=== RECORDS SHOWN ===
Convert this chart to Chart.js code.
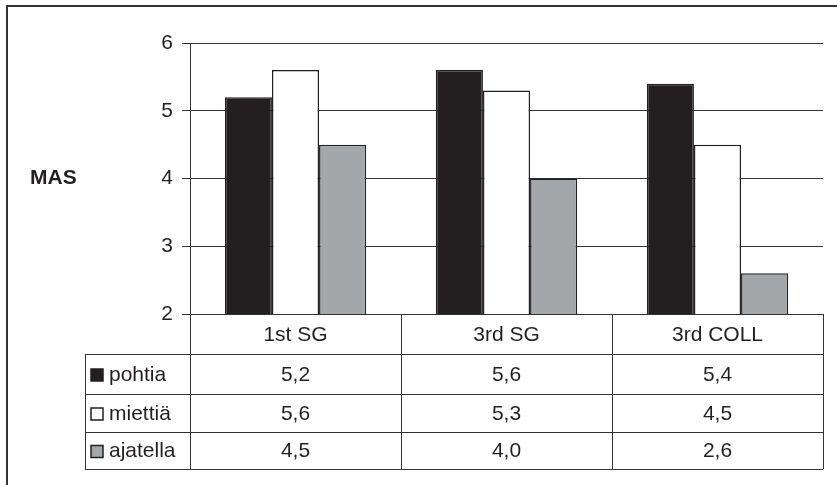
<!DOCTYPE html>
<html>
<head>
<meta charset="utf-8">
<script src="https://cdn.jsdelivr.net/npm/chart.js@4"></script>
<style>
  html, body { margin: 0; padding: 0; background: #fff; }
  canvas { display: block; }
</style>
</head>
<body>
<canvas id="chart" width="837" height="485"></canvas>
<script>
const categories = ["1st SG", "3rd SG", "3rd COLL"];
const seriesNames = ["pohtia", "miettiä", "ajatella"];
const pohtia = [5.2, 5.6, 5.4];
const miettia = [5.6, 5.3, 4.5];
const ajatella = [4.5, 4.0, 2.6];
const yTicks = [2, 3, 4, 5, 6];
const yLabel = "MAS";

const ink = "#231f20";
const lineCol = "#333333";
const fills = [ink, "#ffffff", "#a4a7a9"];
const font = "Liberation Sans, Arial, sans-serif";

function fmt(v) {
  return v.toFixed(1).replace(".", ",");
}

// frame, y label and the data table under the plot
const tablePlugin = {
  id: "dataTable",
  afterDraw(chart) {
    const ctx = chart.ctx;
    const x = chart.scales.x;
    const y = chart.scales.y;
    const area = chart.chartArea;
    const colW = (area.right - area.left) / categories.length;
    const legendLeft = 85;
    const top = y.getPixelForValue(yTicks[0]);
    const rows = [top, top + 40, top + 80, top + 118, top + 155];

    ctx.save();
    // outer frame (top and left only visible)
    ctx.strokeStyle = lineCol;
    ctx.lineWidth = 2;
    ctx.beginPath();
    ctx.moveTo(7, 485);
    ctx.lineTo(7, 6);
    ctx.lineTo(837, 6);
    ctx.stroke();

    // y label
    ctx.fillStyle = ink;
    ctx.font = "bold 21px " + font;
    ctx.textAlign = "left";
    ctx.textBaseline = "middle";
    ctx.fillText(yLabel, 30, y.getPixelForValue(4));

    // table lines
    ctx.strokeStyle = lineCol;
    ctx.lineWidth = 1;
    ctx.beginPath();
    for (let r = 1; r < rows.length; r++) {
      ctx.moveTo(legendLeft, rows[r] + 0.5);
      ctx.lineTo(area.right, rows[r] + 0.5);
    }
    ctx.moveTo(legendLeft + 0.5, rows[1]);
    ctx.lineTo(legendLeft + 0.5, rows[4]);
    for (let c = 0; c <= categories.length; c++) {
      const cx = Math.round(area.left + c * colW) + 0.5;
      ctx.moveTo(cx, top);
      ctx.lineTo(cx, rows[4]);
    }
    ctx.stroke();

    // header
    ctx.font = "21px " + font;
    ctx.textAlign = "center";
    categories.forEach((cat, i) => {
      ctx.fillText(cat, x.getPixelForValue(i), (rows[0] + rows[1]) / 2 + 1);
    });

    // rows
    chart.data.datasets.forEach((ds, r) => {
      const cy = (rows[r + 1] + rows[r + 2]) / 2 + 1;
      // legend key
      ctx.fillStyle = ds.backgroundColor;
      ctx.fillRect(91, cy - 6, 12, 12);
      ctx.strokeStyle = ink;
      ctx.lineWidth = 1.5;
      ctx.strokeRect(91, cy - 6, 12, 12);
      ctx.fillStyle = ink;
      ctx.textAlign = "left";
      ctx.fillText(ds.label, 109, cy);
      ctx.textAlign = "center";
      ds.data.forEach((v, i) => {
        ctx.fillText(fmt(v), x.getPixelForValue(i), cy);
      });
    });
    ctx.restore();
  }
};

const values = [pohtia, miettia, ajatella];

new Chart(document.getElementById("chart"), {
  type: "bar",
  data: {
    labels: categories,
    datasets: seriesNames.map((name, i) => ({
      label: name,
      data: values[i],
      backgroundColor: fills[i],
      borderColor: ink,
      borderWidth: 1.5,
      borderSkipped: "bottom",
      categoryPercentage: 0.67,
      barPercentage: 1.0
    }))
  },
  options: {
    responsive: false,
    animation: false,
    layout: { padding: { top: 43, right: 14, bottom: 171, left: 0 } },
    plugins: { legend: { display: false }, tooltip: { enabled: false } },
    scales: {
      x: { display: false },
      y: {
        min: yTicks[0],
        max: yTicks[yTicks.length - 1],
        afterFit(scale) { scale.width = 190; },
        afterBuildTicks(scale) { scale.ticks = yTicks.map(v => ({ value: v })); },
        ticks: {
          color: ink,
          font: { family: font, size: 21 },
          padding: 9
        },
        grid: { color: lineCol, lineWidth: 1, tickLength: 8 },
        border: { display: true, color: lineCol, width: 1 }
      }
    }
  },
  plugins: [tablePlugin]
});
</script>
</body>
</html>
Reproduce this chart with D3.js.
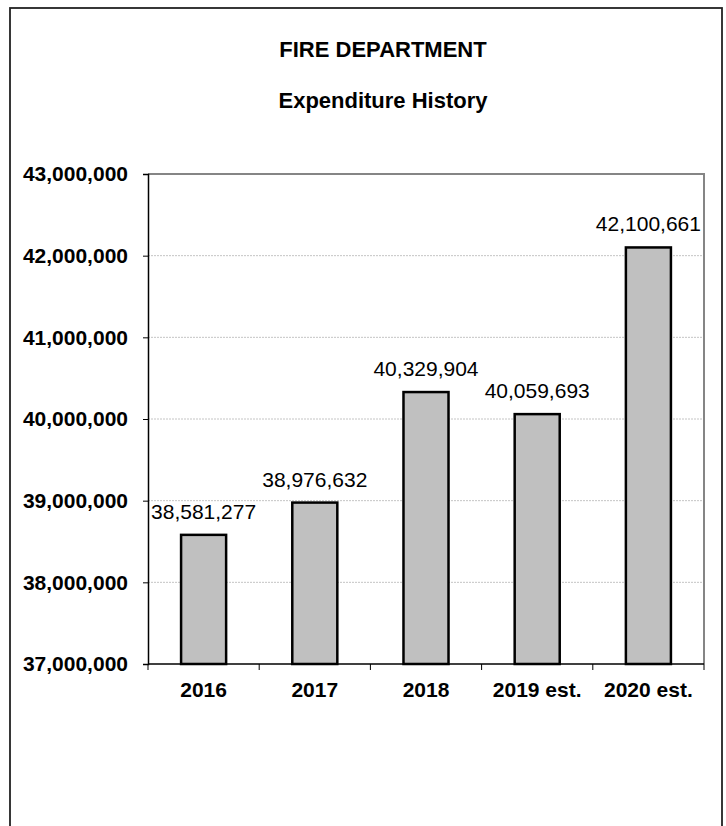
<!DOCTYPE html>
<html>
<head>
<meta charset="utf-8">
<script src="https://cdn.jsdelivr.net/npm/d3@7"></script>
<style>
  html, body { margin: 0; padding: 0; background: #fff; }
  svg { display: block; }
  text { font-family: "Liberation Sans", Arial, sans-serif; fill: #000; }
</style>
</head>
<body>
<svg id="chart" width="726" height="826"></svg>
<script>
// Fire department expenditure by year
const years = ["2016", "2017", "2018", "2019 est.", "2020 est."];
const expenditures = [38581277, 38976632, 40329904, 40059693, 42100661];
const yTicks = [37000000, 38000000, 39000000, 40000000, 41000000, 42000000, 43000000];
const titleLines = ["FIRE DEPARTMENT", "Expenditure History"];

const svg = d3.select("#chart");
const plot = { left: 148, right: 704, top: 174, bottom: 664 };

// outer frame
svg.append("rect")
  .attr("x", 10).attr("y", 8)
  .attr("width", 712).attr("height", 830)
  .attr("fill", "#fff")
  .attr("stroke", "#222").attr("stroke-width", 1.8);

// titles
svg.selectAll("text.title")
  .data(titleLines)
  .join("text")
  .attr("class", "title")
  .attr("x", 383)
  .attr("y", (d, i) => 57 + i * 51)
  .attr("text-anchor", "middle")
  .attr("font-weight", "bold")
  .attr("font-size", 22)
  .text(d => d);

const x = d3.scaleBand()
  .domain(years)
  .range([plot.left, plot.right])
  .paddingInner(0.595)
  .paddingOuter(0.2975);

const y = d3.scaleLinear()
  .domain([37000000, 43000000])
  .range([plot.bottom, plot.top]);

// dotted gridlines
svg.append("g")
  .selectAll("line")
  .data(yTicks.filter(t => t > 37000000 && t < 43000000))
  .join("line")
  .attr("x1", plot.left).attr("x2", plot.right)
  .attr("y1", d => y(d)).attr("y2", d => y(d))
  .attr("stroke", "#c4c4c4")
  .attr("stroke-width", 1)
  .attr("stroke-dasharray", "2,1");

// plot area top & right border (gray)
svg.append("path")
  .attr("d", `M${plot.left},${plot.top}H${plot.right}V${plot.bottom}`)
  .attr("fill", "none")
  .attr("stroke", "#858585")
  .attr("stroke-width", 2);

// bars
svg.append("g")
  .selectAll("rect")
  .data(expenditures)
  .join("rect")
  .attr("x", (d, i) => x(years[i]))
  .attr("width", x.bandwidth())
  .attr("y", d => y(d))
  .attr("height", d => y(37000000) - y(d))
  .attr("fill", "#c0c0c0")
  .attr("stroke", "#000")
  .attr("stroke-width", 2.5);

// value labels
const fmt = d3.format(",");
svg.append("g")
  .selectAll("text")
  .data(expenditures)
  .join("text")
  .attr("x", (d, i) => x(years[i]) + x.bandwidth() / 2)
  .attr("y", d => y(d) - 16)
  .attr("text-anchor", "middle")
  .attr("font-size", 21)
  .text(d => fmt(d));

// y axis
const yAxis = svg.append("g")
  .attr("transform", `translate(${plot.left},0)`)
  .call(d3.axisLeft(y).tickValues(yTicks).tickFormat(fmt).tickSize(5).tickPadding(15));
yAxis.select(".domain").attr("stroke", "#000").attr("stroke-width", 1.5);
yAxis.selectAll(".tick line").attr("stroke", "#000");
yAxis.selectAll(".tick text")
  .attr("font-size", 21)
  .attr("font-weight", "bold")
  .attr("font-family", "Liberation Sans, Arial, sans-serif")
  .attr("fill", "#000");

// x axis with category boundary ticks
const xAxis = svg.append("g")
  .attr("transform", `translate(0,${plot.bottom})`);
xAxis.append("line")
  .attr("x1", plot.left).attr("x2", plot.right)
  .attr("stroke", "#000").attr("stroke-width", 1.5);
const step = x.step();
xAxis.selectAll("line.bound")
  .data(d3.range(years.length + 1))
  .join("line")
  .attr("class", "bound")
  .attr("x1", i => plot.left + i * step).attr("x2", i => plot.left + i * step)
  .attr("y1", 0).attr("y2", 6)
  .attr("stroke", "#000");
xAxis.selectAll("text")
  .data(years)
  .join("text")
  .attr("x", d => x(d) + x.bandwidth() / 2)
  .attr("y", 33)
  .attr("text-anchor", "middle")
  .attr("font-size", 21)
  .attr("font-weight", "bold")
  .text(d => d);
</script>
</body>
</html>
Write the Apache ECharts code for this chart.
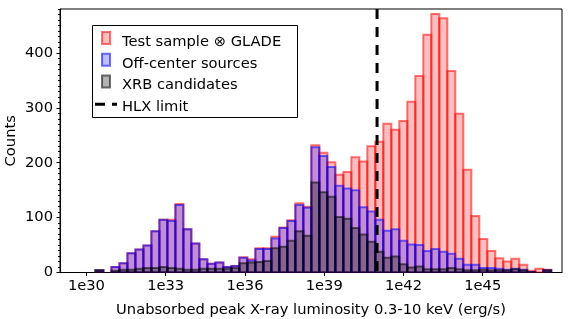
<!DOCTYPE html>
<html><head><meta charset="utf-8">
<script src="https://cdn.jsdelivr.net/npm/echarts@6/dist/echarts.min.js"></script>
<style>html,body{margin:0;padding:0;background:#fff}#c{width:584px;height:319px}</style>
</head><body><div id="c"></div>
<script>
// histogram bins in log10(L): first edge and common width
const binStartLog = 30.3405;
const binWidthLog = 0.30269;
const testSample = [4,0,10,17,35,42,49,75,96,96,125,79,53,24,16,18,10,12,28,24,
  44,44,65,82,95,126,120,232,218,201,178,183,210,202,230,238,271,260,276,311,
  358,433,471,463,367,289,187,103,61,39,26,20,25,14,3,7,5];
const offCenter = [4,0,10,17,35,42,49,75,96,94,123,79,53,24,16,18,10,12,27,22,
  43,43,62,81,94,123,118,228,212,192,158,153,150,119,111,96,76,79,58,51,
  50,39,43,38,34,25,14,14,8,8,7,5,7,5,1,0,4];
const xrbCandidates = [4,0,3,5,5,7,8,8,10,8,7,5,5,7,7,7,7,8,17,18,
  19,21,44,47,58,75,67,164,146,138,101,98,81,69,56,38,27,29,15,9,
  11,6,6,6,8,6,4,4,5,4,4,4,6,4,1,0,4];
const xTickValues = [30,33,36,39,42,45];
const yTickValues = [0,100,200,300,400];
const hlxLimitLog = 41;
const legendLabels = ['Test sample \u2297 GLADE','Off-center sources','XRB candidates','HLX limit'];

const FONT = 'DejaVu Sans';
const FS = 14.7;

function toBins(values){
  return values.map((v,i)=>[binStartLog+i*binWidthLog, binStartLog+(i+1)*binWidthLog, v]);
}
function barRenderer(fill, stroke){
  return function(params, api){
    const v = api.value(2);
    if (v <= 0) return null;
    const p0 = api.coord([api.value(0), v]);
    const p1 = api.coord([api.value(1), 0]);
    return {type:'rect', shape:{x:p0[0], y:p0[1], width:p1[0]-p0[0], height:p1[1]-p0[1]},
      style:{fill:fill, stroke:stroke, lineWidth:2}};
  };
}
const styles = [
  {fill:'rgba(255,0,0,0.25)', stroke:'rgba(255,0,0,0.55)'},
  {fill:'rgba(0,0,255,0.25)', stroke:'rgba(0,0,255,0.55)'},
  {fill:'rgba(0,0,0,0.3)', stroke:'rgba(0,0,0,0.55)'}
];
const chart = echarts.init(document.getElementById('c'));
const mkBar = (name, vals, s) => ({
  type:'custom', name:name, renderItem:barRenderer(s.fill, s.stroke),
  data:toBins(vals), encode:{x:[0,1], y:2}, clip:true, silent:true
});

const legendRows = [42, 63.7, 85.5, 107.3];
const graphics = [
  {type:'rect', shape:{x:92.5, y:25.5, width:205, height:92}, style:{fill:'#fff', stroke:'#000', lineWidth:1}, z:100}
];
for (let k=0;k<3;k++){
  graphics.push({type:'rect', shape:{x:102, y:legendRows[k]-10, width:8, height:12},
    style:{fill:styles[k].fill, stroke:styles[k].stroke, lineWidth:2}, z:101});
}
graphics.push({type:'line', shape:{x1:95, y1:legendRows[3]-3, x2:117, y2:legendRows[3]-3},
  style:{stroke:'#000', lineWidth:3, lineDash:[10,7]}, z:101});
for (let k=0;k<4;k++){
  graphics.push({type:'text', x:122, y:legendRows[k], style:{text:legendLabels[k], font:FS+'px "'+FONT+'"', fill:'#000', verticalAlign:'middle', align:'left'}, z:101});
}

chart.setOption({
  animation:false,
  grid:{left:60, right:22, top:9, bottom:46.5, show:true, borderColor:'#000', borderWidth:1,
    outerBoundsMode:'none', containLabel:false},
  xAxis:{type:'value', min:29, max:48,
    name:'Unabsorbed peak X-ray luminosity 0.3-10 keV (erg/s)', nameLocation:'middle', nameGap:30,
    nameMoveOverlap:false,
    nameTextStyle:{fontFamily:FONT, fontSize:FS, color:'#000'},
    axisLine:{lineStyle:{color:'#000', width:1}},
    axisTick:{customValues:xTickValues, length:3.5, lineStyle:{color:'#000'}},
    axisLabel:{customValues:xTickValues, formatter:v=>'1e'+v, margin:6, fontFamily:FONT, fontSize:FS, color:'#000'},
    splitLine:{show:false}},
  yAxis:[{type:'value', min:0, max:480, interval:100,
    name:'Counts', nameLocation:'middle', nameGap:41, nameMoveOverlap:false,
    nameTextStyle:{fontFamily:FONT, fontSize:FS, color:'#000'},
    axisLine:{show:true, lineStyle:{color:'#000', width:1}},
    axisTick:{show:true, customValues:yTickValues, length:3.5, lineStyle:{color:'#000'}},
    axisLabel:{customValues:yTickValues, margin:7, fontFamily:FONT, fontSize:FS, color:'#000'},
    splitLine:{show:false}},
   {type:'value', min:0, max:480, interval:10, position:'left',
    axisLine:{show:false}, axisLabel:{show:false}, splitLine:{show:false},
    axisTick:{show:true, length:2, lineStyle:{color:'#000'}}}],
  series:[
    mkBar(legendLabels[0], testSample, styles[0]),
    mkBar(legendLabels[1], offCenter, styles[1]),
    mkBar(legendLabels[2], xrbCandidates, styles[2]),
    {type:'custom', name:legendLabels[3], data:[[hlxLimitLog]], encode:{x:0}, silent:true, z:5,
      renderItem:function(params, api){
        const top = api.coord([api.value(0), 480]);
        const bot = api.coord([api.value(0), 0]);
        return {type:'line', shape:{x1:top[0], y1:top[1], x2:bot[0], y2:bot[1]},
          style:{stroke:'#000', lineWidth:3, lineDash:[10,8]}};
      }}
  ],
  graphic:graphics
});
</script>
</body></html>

=== AIM OF THE TASK ===
Leave the pictures out and please restate exactly the lines running from the start of the material through the one with "const rows = [top, top".

=== TASK OUTPUT ===
Convert this chart to Chart.js code.
<!DOCTYPE html>
<html>
<head>
<meta charset="utf-8">
<script src="https://cdn.jsdelivr.net/npm/chart.js@4"></script>
<style>
  html, body { margin: 0; padding: 0; background: #fff; }
  canvas { display: block; }
</style>
</head>
<body>
<canvas id="chart" width="837" height="485"></canvas>
<script>
const categories = ["1st SG", "3rd SG", "3rd COLL"];
const seriesNames = ["pohtia", "miettiä", "ajatella"];
const pohtia = [5.2, 5.6, 5.4];
const miettia = [5.6, 5.3, 4.5];
const ajatella = [4.5, 4.0, 2.6];
const yTicks = [2, 3, 4, 5, 6];
const yLabel = "MAS";

const ink = "#231f20";
const lineCol = "#333333";
const fills = [ink, "#ffffff", "#a4a7a9"];
const font = "Liberation Sans, Arial, sans-serif";

function fmt(v) {
  return v.toFixed(1).replace(".", ",");
}

// frame, y label and the data table under the plot
const tablePlugin = {
  id: "dataTable",
  afterDraw(chart) {
    const ctx = chart.ctx;
    const x = chart.scales.x;
    const y = chart.scales.y;
    const area = chart.chartArea;
    const colW = (area.right - area.left) / categories.length;
    const legendLeft = 85;
    const top = y.getPixelForValue(yTicks[0]);
    const rows = [top, top + 40, top + 80, top + 118, top + 155];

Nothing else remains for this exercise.